• _PROBLEM_
Return the whole listing, line for line, without the pictures in it.

** Start SOURCE MATERIAL **

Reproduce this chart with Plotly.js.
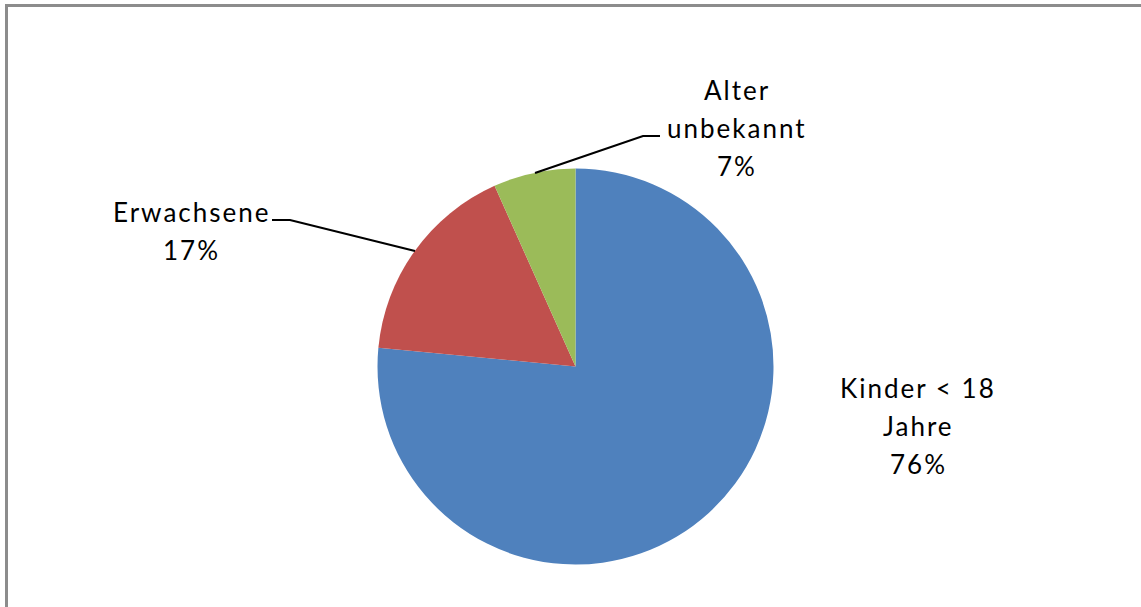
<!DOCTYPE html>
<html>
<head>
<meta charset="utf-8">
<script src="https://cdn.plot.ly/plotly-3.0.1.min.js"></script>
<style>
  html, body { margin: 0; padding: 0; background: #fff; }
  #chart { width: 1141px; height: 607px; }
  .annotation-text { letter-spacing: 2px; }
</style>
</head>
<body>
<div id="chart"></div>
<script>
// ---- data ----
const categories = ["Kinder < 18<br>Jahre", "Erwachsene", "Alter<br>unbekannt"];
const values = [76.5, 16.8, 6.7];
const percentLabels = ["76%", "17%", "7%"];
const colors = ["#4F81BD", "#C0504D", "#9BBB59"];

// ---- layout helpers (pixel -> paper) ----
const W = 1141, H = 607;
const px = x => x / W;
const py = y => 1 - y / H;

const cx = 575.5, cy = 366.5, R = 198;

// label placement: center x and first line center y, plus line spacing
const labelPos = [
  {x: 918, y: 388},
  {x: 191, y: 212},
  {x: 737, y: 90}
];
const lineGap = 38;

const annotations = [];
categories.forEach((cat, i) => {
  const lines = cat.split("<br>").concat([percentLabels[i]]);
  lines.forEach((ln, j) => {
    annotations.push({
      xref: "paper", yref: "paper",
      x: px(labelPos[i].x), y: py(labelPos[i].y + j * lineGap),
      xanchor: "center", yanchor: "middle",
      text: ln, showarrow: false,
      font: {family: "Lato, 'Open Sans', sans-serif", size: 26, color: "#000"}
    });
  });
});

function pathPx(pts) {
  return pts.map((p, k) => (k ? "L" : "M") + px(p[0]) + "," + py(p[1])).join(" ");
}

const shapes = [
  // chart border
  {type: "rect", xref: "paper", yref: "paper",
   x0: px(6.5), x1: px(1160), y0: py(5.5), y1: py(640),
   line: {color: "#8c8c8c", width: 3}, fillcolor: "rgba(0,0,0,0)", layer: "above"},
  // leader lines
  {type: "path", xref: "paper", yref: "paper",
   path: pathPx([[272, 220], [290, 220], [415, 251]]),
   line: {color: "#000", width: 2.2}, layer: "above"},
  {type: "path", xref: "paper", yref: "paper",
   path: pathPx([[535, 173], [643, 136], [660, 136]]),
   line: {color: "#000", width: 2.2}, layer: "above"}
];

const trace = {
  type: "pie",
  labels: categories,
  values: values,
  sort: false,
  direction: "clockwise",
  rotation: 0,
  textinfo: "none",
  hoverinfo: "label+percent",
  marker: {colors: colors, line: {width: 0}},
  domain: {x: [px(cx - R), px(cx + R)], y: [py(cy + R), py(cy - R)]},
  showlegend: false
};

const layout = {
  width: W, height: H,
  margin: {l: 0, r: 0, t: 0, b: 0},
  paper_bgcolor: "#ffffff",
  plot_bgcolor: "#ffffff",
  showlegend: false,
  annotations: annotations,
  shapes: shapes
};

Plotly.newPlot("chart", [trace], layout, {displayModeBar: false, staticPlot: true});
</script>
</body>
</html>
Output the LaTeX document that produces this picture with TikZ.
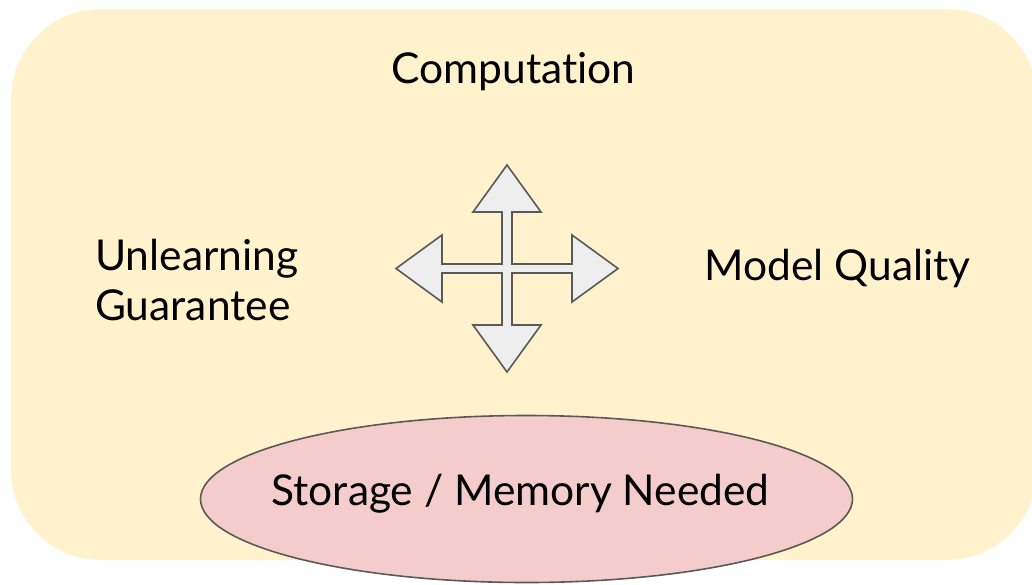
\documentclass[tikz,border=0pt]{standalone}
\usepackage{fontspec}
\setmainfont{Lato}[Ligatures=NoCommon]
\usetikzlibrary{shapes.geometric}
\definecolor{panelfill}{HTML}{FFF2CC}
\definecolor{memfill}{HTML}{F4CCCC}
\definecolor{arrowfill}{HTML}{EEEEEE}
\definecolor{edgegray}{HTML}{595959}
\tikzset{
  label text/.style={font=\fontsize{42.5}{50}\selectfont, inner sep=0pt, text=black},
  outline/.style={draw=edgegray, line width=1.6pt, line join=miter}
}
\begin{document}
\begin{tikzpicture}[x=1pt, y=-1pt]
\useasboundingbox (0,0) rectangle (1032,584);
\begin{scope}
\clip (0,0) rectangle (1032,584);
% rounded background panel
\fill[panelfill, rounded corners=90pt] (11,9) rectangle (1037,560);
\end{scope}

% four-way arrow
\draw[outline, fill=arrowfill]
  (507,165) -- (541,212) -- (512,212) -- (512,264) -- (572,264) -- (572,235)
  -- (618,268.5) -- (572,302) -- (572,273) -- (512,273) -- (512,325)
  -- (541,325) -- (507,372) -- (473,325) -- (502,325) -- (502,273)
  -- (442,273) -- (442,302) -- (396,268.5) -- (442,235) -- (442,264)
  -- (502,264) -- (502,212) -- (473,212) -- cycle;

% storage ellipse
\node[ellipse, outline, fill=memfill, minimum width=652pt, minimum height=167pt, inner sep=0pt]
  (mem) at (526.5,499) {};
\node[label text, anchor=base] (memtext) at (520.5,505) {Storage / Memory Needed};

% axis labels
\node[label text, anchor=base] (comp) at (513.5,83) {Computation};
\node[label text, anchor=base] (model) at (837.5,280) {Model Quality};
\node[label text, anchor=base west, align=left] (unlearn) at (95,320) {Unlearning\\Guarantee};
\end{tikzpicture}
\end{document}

** End SOURCE MATERIAL **

• _CORRECT RESPONSE_
Reproduce this chart with Plotly.js.
<!DOCTYPE html>
<html>
<head>
<meta charset="utf-8">
<script src="https://cdn.plot.ly/plotly-3.0.1.min.js"></script>
<style>
  html, body { margin: 0; padding: 0; background: #fff; }
  #chart { width: 1141px; height: 607px; }
  .annotation-text { letter-spacing: 2px; }
</style>
</head>
<body>
<div id="chart"></div>
<script>
// ---- data ----
const categories = ["Kinder < 18<br>Jahre", "Erwachsene", "Alter<br>unbekannt"];
const values = [76.5, 16.8, 6.7];
const percentLabels = ["76%", "17%", "7%"];
const colors = ["#4F81BD", "#C0504D", "#9BBB59"];

// ---- layout helpers (pixel -> paper) ----
const W = 1141, H = 607;
const px = x => x / W;
const py = y => 1 - y / H;

const cx = 575.5, cy = 366.5, R = 198;

// label placement: center x and first line center y, plus line spacing
const labelPos = [
  {x: 918, y: 388},
  {x: 191, y: 212},
  {x: 737, y: 90}
];
const lineGap = 38;

const annotations = [];
categories.forEach((cat, i) => {
  const lines = cat.split("<br>").concat([percentLabels[i]]);
  lines.forEach((ln, j) => {
    annotations.push({
      xref: "paper", yref: "paper",
      x: px(labelPos[i].x), y: py(labelPos[i].y + j * lineGap),
      xanchor: "center", yanchor: "middle",
      text: ln, showarrow: false,
      font: {family: "Lato, 'Open Sans', sans-serif", size: 26, color: "#000"}
    });
  });
});

function pathPx(pts) {
  return pts.map((p, k) => (k ? "L" : "M") + px(p[0]) + "," + py(p[1])).join(" ");
}

const shapes = [
  // chart border
  {type: "rect", xref: "paper", yref: "paper",
   x0: px(6.5), x1: px(1160), y0: py(5.5), y1: py(640),
   line: {color: "#8c8c8c", width: 3}, fillcolor: "rgba(0,0,0,0)", layer: "above"},
  // leader lines
  {type: "path", xref: "paper", yref: "paper",
   path: pathPx([[272, 220], [290, 220], [415, 251]]),
   line: {color: "#000", width: 2.2}, layer: "above"},
  {type: "path", xref: "paper", yref: "paper",
   path: pathPx([[535, 173], [643, 136], [660, 136]]),
   line: {color: "#000", width: 2.2}, layer: "above"}
];

const trace = {
  type: "pie",
  labels: categories,
  values: values,
  sort: false,
  direction: "clockwise",
  rotation: 0,
  textinfo: "none",
  hoverinfo: "label+percent",
  marker: {colors: colors, line: {width: 0}},
  domain: {x: [px(cx - R), px(cx + R)], y: [py(cy + R), py(cy - R)]},
  showlegend: false
};

const layout = {
  width: W, height: H,
  margin: {l: 0, r: 0, t: 0, b: 0},
  paper_bgcolor: "#ffffff",
  plot_bgcolor: "#ffffff",
  showlegend: false,
  annotations: annotations,
  shapes: shapes
};

Plotly.newPlot("chart", [trace], layout, {displayModeBar: false, staticPlot: true});
</script>
</body>
</html>
Output the LaTeX document that produces this picture with TikZ.
\documentclass[tikz,border=0pt]{standalone}
\usepackage{fontspec}
\setmainfont{Lato}[Ligatures=NoCommon]
\usetikzlibrary{shapes.geometric}
\definecolor{panelfill}{HTML}{FFF2CC}
\definecolor{memfill}{HTML}{F4CCCC}
\definecolor{arrowfill}{HTML}{EEEEEE}
\definecolor{edgegray}{HTML}{595959}
\tikzset{
  label text/.style={font=\fontsize{42.5}{50}\selectfont, inner sep=0pt, text=black},
  outline/.style={draw=edgegray, line width=1.6pt, line join=miter}
}
\begin{document}
\begin{tikzpicture}[x=1pt, y=-1pt]
\useasboundingbox (0,0) rectangle (1032,584);
\begin{scope}
\clip (0,0) rectangle (1032,584);
% rounded background panel
\fill[panelfill, rounded corners=90pt] (11,9) rectangle (1037,560);
\end{scope}

% four-way arrow
\draw[outline, fill=arrowfill]
  (507,165) -- (541,212) -- (512,212) -- (512,264) -- (572,264) -- (572,235)
  -- (618,268.5) -- (572,302) -- (572,273) -- (512,273) -- (512,325)
  -- (541,325) -- (507,372) -- (473,325) -- (502,325) -- (502,273)
  -- (442,273) -- (442,302) -- (396,268.5) -- (442,235) -- (442,264)
  -- (502,264) -- (502,212) -- (473,212) -- cycle;

% storage ellipse
\node[ellipse, outline, fill=memfill, minimum width=652pt, minimum height=167pt, inner sep=0pt]
  (mem) at (526.5,499) {};
\node[label text, anchor=base] (memtext) at (520.5,505) {Storage / Memory Needed};

% axis labels
\node[label text, anchor=base] (comp) at (513.5,83) {Computation};
\node[label text, anchor=base] (model) at (837.5,280) {Model Quality};
\node[label text, anchor=base west, align=left] (unlearn) at (95,320) {Unlearning\\Guarantee};
\end{tikzpicture}
\end{document}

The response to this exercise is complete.